After World War II, Swiss designers built what became known as the Swiss Grid System, based on alignment, consistency, white space, and clarity. Decades later, those same principles quietly shape most modern websites, newspapers, and mobile apps, often without anyone realising where the idea originally came from.
NASA’s graphics manual went even further, specifying exact rules for logo placement, colour, typography, spacing, and photography. At NASA’s scale, an inconsistent design was not just unattractive, it was a genuine risk.
IBM built one of the earliest corporate design systems for a different reason entirely: so that whether someone opened a manual, walked into an office, or used IBM software, the experience felt unmistakably like the same company speaking the same language.
And Apple, even today, rarely reaches for decoration at all. Its products feel premium because of restraint, hierarchy, and consistency, not because of anything added on top.
Different industries, same underlying lesson. Systems build trust faster than individual brilliance ever can.
Building a System Your School Can Actually Keep
None of this requires a design degree or expensive software. It requires one decision: stop redesigning the magazine from zero every year, and start handing down a system instead.

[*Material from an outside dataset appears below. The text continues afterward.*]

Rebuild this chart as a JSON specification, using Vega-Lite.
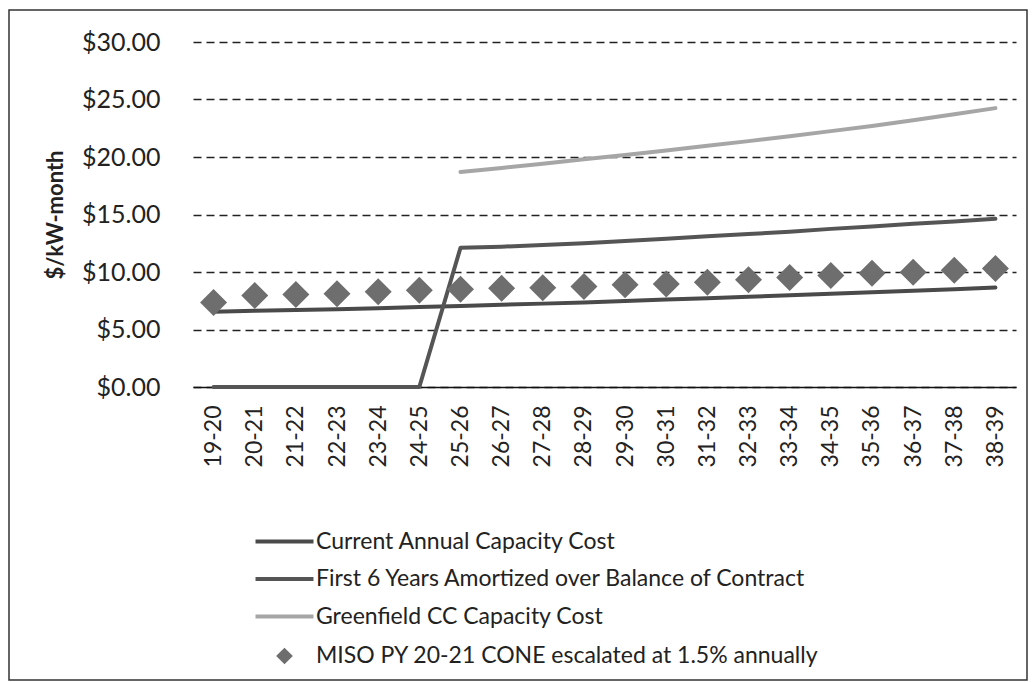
{
  "$schema": "https://vega.github.io/schema/vega-lite/v6.json",
  "width": 823,
  "height": 345,
  "autosize": {"type": "none"},
  "padding": {"left": 193, "top": 42, "right": 19, "bottom": 295},
  "background": "white",
  "config": {"view": {"stroke": null}, "font": "Lato"},
  "data": {"values": [
    {"period": "19-20", "series": "Current Annual Capacity Cost", "value": 6.55},
    {"period": "20-21", "series": "Current Annual Capacity Cost", "value": 6.62},
    {"period": "21-22", "series": "Current Annual Capacity Cost", "value": 6.70},
    {"period": "22-23", "series": "Current Annual Capacity Cost", "value": 6.77},
    {"period": "23-24", "series": "Current Annual Capacity Cost", "value": 6.85},
    {"period": "24-25", "series": "Current Annual Capacity Cost", "value": 6.95},
    {"period": "25-26", "series": "Current Annual Capacity Cost", "value": 7.05},
    {"period": "26-27", "series": "Current Annual Capacity Cost", "value": 7.15},
    {"period": "27-28", "series": "Current Annual Capacity Cost", "value": 7.25},
    {"period": "28-29", "series": "Current Annual Capacity Cost", "value": 7.35},
    {"period": "29-30", "series": "Current Annual Capacity Cost", "value": 7.47},
    {"period": "30-31", "series": "Current Annual Capacity Cost", "value": 7.60},
    {"period": "31-32", "series": "Current Annual Capacity Cost", "value": 7.72},
    {"period": "32-33", "series": "Current Annual Capacity Cost", "value": 7.85},
    {"period": "33-34", "series": "Current Annual Capacity Cost", "value": 7.98},
    {"period": "34-35", "series": "Current Annual Capacity Cost", "value": 8.10},
    {"period": "35-36", "series": "Current Annual Capacity Cost", "value": 8.23},
    {"period": "36-37", "series": "Current Annual Capacity Cost", "value": 8.37},
    {"period": "37-38", "series": "Current Annual Capacity Cost", "value": 8.50},
    {"period": "38-39", "series": "Current Annual Capacity Cost", "value": 8.65},
    {"period": "19-20", "series": "First 6 Years Amortized over Balance of Contract", "value": 0},
    {"period": "20-21", "series": "First 6 Years Amortized over Balance of Contract", "value": 0},
    {"period": "21-22", "series": "First 6 Years Amortized over Balance of Contract", "value": 0},
    {"period": "22-23", "series": "First 6 Years Amortized over Balance of Contract", "value": 0},
    {"period": "23-24", "series": "First 6 Years Amortized over Balance of Contract", "value": 0},
    {"period": "24-25", "series": "First 6 Years Amortized over Balance of Contract", "value": 0},
    {"period": "25-26", "series": "First 6 Years Amortized over Balance of Contract", "value": 12.1},
    {"period": "26-27", "series": "First 6 Years Amortized over Balance of Contract", "value": 12.2},
    {"period": "27-28", "series": "First 6 Years Amortized over Balance of Contract", "value": 12.35},
    {"period": "28-29", "series": "First 6 Years Amortized over Balance of Contract", "value": 12.5},
    {"period": "29-30", "series": "First 6 Years Amortized over Balance of Contract", "value": 12.7},
    {"period": "30-31", "series": "First 6 Years Amortized over Balance of Contract", "value": 12.9},
    {"period": "31-32", "series": "First 6 Years Amortized over Balance of Contract", "value": 13.1},
    {"period": "32-33", "series": "First 6 Years Amortized over Balance of Contract", "value": 13.3},
    {"period": "33-34", "series": "First 6 Years Amortized over Balance of Contract", "value": 13.5},
    {"period": "34-35", "series": "First 6 Years Amortized over Balance of Contract", "value": 13.75},
    {"period": "35-36", "series": "First 6 Years Amortized over Balance of Contract", "value": 13.95},
    {"period": "36-37", "series": "First 6 Years Amortized over Balance of Contract", "value": 14.2},
    {"period": "37-38", "series": "First 6 Years Amortized over Balance of Contract", "value": 14.4},
    {"period": "38-39", "series": "First 6 Years Amortized over Balance of Contract", "value": 14.62},
    {"period": "25-26", "series": "Greenfield CC Capacity Cost", "value": 18.7},
    {"period": "26-27", "series": "Greenfield CC Capacity Cost", "value": 19.05},
    {"period": "27-28", "series": "Greenfield CC Capacity Cost", "value": 19.42},
    {"period": "28-29", "series": "Greenfield CC Capacity Cost", "value": 19.8},
    {"period": "29-30", "series": "Greenfield CC Capacity Cost", "value": 20.18},
    {"period": "30-31", "series": "Greenfield CC Capacity Cost", "value": 20.57},
    {"period": "31-32", "series": "Greenfield CC Capacity Cost", "value": 20.97},
    {"period": "32-33", "series": "Greenfield CC Capacity Cost", "value": 21.38},
    {"period": "33-34", "series": "Greenfield CC Capacity Cost", "value": 21.8},
    {"period": "34-35", "series": "Greenfield CC Capacity Cost", "value": 22.25},
    {"period": "35-36", "series": "Greenfield CC Capacity Cost", "value": 22.7},
    {"period": "36-37", "series": "Greenfield CC Capacity Cost", "value": 23.2},
    {"period": "37-38", "series": "Greenfield CC Capacity Cost", "value": 23.72},
    {"period": "38-39", "series": "Greenfield CC Capacity Cost", "value": 24.25},
    {"period": "19-20", "series": "MISO PY 20-21 CONE escalated at 1.5% annually", "value": 7.35},
    {"period": "20-21", "series": "MISO PY 20-21 CONE escalated at 1.5% annually", "value": 7.95},
    {"period": "21-22", "series": "MISO PY 20-21 CONE escalated at 1.5% annually", "value": 8.05},
    {"period": "22-23", "series": "MISO PY 20-21 CONE escalated at 1.5% annually", "value": 8.1},
    {"period": "23-24", "series": "MISO PY 20-21 CONE escalated at 1.5% annually", "value": 8.28},
    {"period": "24-25", "series": "MISO PY 20-21 CONE escalated at 1.5% annually", "value": 8.42},
    {"period": "25-26", "series": "MISO PY 20-21 CONE escalated at 1.5% annually", "value": 8.5},
    {"period": "26-27", "series": "MISO PY 20-21 CONE escalated at 1.5% annually", "value": 8.58},
    {"period": "27-28", "series": "MISO PY 20-21 CONE escalated at 1.5% annually", "value": 8.62},
    {"period": "28-29", "series": "MISO PY 20-21 CONE escalated at 1.5% annually", "value": 8.75},
    {"period": "29-30", "series": "MISO PY 20-21 CONE escalated at 1.5% annually", "value": 8.9},
    {"period": "30-31", "series": "MISO PY 20-21 CONE escalated at 1.5% annually", "value": 8.95},
    {"period": "31-32", "series": "MISO PY 20-21 CONE escalated at 1.5% annually", "value": 9.1},
    {"period": "32-33", "series": "MISO PY 20-21 CONE escalated at 1.5% annually", "value": 9.33},
    {"period": "33-34", "series": "MISO PY 20-21 CONE escalated at 1.5% annually", "value": 9.52},
    {"period": "34-35", "series": "MISO PY 20-21 CONE escalated at 1.5% annually", "value": 9.7},
    {"period": "35-36", "series": "MISO PY 20-21 CONE escalated at 1.5% annually", "value": 9.9},
    {"period": "36-37", "series": "MISO PY 20-21 CONE escalated at 1.5% annually", "value": 9.97},
    {"period": "37-38", "series": "MISO PY 20-21 CONE escalated at 1.5% annually", "value": 10.15},
    {"period": "38-39", "series": "MISO PY 20-21 CONE escalated at 1.5% annually", "value": 10.3}
  ]},
  "encoding": {
    "x": {
      "field": "period", "type": "ordinal",
      "scale": {"domain": ["19-20","20-21","21-22","22-23","23-24","24-25","25-26","26-27","27-28","28-29","29-30","30-31","31-32","32-33","33-34","34-35","35-36","36-37","37-38","38-39"]},
      "axis": {"title": null, "labelAngle": -90, "labelFont": "Lato", "labelFontSize": 23, "labelColor": "#222", "labelPadding": 18, "ticks": false, "domainColor": "#111", "domainWidth": 1.5, "grid": false}
    },
    "y": {
      "field": "value", "type": "quantitative",
      "scale": {"domain": [0, 30], "nice": false},
      "axis": {"title": "$/kW-month", "values": [0,5,10,15,20,25,30], "format": "$.2f", "labelFont": "Lato", "labelFontSize": 25, "labelColor": "#222", "labelPadding": 33, "ticks": false, "domain": false, "grid": true, "gridColor": "#222", "gridDash": [8,5], "gridWidth": 1.3, "titleFont": "Lato", "titleFontSize": 22, "titleFontWeight": "bold", "titleColor": "#222", "titlePadding": 14}
    }
  },
  "layer": [
    {
      "data": {"values": [{"frame": 1}]},
      "mark": {"type": "rect", "fill": "transparent", "stroke": "#333", "strokeWidth": 1.5, "clip": false},
      "encoding": {"x": {"value": -184}, "x2": {"value": 834}, "y": {"value": -32}, "y2": {"value": 638}}
    },
    {
      "transform": [{"filter": "datum.series !== 'MISO PY 20-21 CONE escalated at 1.5% annually'"}],
      "mark": {"type": "line", "strokeWidth": 4, "strokeCap": "round", "strokeJoin": "round"},
      "encoding": {
        "color": {
          "field": "series", "type": "nominal",
          "scale": {"domain": ["Current Annual Capacity Cost","First 6 Years Amortized over Balance of Contract","Greenfield CC Capacity Cost","MISO PY 20-21 CONE escalated at 1.5% annually"], "range": ["#4a4a4a","#555555","#a6a6a6","#6e6e6e"]},
          "legend": {
            "title": null, "orient": "none", "legendX": 80, "legendY": 488, "direction": "vertical", "padding": 0,
            "symbolSize": 121, "symbolStrokeWidth": 4, "labelFont": "Lato", "labelFontSize": 23, "labelColor": "#222", "labelOffset": 20, "labelLimit": 700, "rowPadding": 13.5,
            "encode": {"symbols": {"update": {
              "shape": {"signal": "datum.value === 'MISO PY 20-21 CONE escalated at 1.5% annually' ? 'diamond' : 'M-5.27,0H5.27'"},
              "fill": {"signal": "datum.value === 'MISO PY 20-21 CONE escalated at 1.5% annually' ? '#6e6e6e' : 'transparent'"},
              "stroke": {"signal": "datum.value === 'MISO PY 20-21 CONE escalated at 1.5% annually' ? 'transparent' : (datum.value === 'Greenfield CC Capacity Cost' ? '#a6a6a6' : (datum.value === 'First 6 Years Amortized over Balance of Contract' ? '#555555' : '#4a4a4a'))"},
              "opacity": {"value": 1}
            }}}
          }
        }
      }
    },
    {
      "transform": [{"filter": "datum.series === 'MISO PY 20-21 CONE escalated at 1.5% annually'"}],
      "mark": {"type": "point", "shape": "diamond", "filled": true, "size": 729, "opacity": 1},
      "encoding": {
        "color": {
          "field": "series", "type": "nominal",
          "scale": {"domain": ["Current Annual Capacity Cost","First 6 Years Amortized over Balance of Contract","Greenfield CC Capacity Cost","MISO PY 20-21 CONE escalated at 1.5% annually"], "range": ["#4a4a4a","#555555","#a6a6a6","#6e6e6e"]},
          "legend": {
            "title": null, "orient": "none", "legendX": 80, "legendY": 488, "direction": "vertical", "padding": 0,
            "symbolSize": 121, "symbolStrokeWidth": 4, "labelFont": "Lato", "labelFontSize": 23, "labelColor": "#222", "labelOffset": 20, "labelLimit": 700, "rowPadding": 13.5,
            "encode": {"symbols": {"update": {
              "shape": {"signal": "datum.value === 'MISO PY 20-21 CONE escalated at 1.5% annually' ? 'diamond' : 'M-5.27,0H5.27'"},
              "fill": {"signal": "datum.value === 'MISO PY 20-21 CONE escalated at 1.5% annually' ? '#6e6e6e' : 'transparent'"},
              "stroke": {"signal": "datum.value === 'MISO PY 20-21 CONE escalated at 1.5% annually' ? 'transparent' : (datum.value === 'Greenfield CC Capacity Cost' ? '#a6a6a6' : (datum.value === 'First 6 Years Amortized over Balance of Contract' ? '#555555' : '#4a4a4a'))"},
              "opacity": {"value": 1}
            }}}
          }
        }
      }
    }
  ]
}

Write the rules down on a single page. The logo always sits in the top-left corner. The title always occupies the top fifth of the page. Only two font families are ever used. The margins stay identical every year. At least sixty percent of the cover is reserved for one hero image. The colour palette stays limited and tied to the school’s own identity, not whatever felt trendy that particular year.
That one page becomes the most valuable document the editorial team owns. Next year’s students inherit it instead of reinventing it, the same way a Penguin designer in 1965 simply used the Marber Grid instead of arguing about layout from scratch.
The Real Lesson Hiding in All of This
Here is the thing that takes a while to sink in. Great design is rarely about making one thing look beautiful in isolation. It is about making the decisions before the design even starts.
Penguin did not become one of the most recognisable publishers on the planet because every single cover was a masterpiece. Plenty of them were quite plain. They became iconic because every cover, plain or striking, clearly belonged to the same family.
A school magazine works the same way. It is not just a collection of articles stapled together once a year. It is a small, repeated statement about who your institution is. Students graduate. Editors move on. Teachers eventually retire. But a well-built visual system can outlive all of them, picked up year after year by people who never even met whoever built it.
That is the actual difference between making a magazine and building something that lasts.
Ten Questions to Ask Before You Send It to Print
Before the final file goes to the printer, sit with these honestly.
- Is there one clear focal point on the cover?
- Does the title genuinely lead the page, or is it competing for space?
- Are only one or two fonts in use?
- Does the layout feel balanced rather than crowded?
- Is there enough breathing room between elements?
- Is everything aligned to a grid, or placed by eye and instinct?
- Would someone recognize this as your magazine from across a room?
- Does every decorative element on the page actually serve a purpose?
- Would the cover still hold up if printed in plain black and white?
- Will next year’s cover feel like a sibling to this one, or like a stranger?
If the honest answer is yes across the board, your school’s magazine is already ahead of most student publications, and a fair number of professional ones too.
Because the truth, as boring as it sounds, is this: the best covers are almost never the product of a sudden burst of inspiration. They are the product of a system, built carefully once, and trusted every single year after.